╔══

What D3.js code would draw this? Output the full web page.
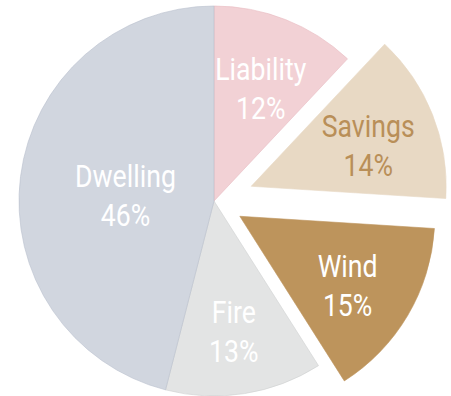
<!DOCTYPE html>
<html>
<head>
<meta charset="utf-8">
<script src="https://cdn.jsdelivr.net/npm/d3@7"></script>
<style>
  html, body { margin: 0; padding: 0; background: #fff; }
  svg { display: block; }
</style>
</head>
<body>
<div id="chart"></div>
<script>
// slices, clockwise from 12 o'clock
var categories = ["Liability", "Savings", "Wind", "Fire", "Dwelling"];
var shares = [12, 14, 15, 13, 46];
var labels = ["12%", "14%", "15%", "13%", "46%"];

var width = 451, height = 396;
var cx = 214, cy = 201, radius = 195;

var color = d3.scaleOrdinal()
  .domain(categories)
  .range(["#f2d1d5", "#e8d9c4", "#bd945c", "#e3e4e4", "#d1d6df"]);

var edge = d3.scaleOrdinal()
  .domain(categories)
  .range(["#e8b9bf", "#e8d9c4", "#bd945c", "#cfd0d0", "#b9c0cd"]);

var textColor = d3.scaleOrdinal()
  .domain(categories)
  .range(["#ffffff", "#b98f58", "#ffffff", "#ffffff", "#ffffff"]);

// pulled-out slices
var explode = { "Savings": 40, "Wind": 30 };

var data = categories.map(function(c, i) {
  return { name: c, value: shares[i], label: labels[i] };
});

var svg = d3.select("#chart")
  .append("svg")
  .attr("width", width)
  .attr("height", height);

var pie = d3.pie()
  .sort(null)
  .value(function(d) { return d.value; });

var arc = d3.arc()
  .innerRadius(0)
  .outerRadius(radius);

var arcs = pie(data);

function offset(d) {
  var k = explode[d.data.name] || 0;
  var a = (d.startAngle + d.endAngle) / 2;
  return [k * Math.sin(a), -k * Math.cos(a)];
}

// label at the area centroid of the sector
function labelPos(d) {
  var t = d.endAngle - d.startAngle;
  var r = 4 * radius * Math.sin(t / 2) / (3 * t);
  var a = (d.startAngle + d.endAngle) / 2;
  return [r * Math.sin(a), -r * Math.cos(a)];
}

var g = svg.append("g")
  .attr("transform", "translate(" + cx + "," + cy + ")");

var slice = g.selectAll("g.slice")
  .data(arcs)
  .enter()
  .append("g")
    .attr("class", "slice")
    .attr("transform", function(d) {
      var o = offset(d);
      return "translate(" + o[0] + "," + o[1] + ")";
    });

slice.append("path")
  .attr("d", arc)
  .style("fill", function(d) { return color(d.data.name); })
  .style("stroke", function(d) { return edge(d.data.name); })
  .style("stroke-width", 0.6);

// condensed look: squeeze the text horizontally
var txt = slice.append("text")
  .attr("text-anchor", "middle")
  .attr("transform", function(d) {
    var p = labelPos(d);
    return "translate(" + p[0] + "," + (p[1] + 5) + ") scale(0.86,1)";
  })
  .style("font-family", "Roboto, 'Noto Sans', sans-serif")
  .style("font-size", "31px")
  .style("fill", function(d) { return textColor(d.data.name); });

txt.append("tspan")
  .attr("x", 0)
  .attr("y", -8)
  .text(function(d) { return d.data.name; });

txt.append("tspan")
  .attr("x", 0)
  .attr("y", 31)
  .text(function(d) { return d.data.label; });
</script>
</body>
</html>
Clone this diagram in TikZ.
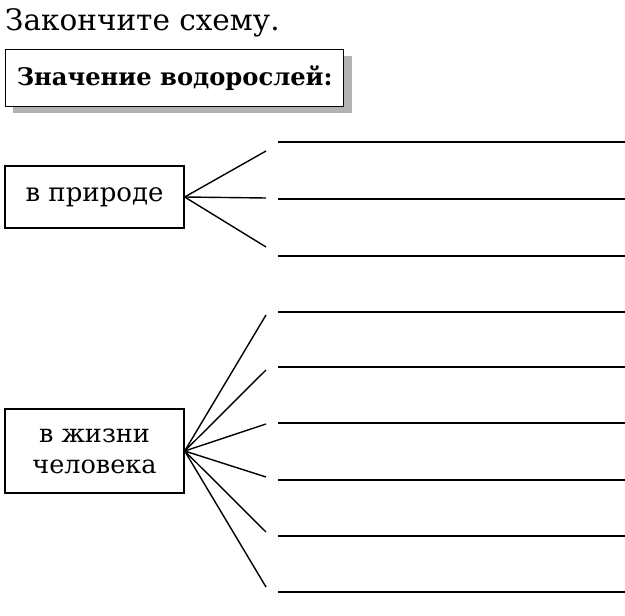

╚══

(TASK STATEMENT): Pictures are not part of the copy; reproduce everything else in the records exactly.

(EXERCISE OUTPUT):
What D3.js code would draw this? Output the full web page.
<!DOCTYPE html>
<html>
<head>
<meta charset="utf-8">
<script src="https://cdn.jsdelivr.net/npm/d3@7"></script>
<style>
  html, body { margin: 0; padding: 0; background: #fff; }
  svg { display: block; }
</style>
</head>
<body>
<div id="chart"></div>
<script>
// slices, clockwise from 12 o'clock
var categories = ["Liability", "Savings", "Wind", "Fire", "Dwelling"];
var shares = [12, 14, 15, 13, 46];
var labels = ["12%", "14%", "15%", "13%", "46%"];

var width = 451, height = 396;
var cx = 214, cy = 201, radius = 195;

var color = d3.scaleOrdinal()
  .domain(categories)
  .range(["#f2d1d5", "#e8d9c4", "#bd945c", "#e3e4e4", "#d1d6df"]);

var edge = d3.scaleOrdinal()
  .domain(categories)
  .range(["#e8b9bf", "#e8d9c4", "#bd945c", "#cfd0d0", "#b9c0cd"]);

var textColor = d3.scaleOrdinal()
  .domain(categories)
  .range(["#ffffff", "#b98f58", "#ffffff", "#ffffff", "#ffffff"]);

// pulled-out slices
var explode = { "Savings": 40, "Wind": 30 };

var data = categories.map(function(c, i) {
  return { name: c, value: shares[i], label: labels[i] };
});

var svg = d3.select("#chart")
  .append("svg")
  .attr("width", width)
  .attr("height", height);

var pie = d3.pie()
  .sort(null)
  .value(function(d) { return d.value; });

var arc = d3.arc()
  .innerRadius(0)
  .outerRadius(radius);

var arcs = pie(data);

function offset(d) {
  var k = explode[d.data.name] || 0;
  var a = (d.startAngle + d.endAngle) / 2;
  return [k * Math.sin(a), -k * Math.cos(a)];
}

// label at the area centroid of the sector
function labelPos(d) {
  var t = d.endAngle - d.startAngle;
  var r = 4 * radius * Math.sin(t / 2) / (3 * t);
  var a = (d.startAngle + d.endAngle) / 2;
  return [r * Math.sin(a), -r * Math.cos(a)];
}

var g = svg.append("g")
  .attr("transform", "translate(" + cx + "," + cy + ")");

var slice = g.selectAll("g.slice")
  .data(arcs)
  .enter()
  .append("g")
    .attr("class", "slice")
    .attr("transform", function(d) {
      var o = offset(d);
      return "translate(" + o[0] + "," + o[1] + ")";
    });

slice.append("path")
  .attr("d", arc)
  .style("fill", function(d) { return color(d.data.name); })
  .style("stroke", function(d) { return edge(d.data.name); })
  .style("stroke-width", 0.6);

// condensed look: squeeze the text horizontally
var txt = slice.append("text")
  .attr("text-anchor", "middle")
  .attr("transform", function(d) {
    var p = labelPos(d);
    return "translate(" + p[0] + "," + (p[1] + 5) + ") scale(0.86,1)";
  })
  .style("font-family", "Roboto, 'Noto Sans', sans-serif")
  .style("font-size", "31px")
  .style("fill", function(d) { return textColor(d.data.name); });

txt.append("tspan")
  .attr("x", 0)
  .attr("y", -8)
  .text(function(d) { return d.data.name; });

txt.append("tspan")
  .attr("x", 0)
  .attr("y", 31)
  .text(function(d) { return d.data.label; });
</script>
</body>
</html>
Clone this diagram in TikZ.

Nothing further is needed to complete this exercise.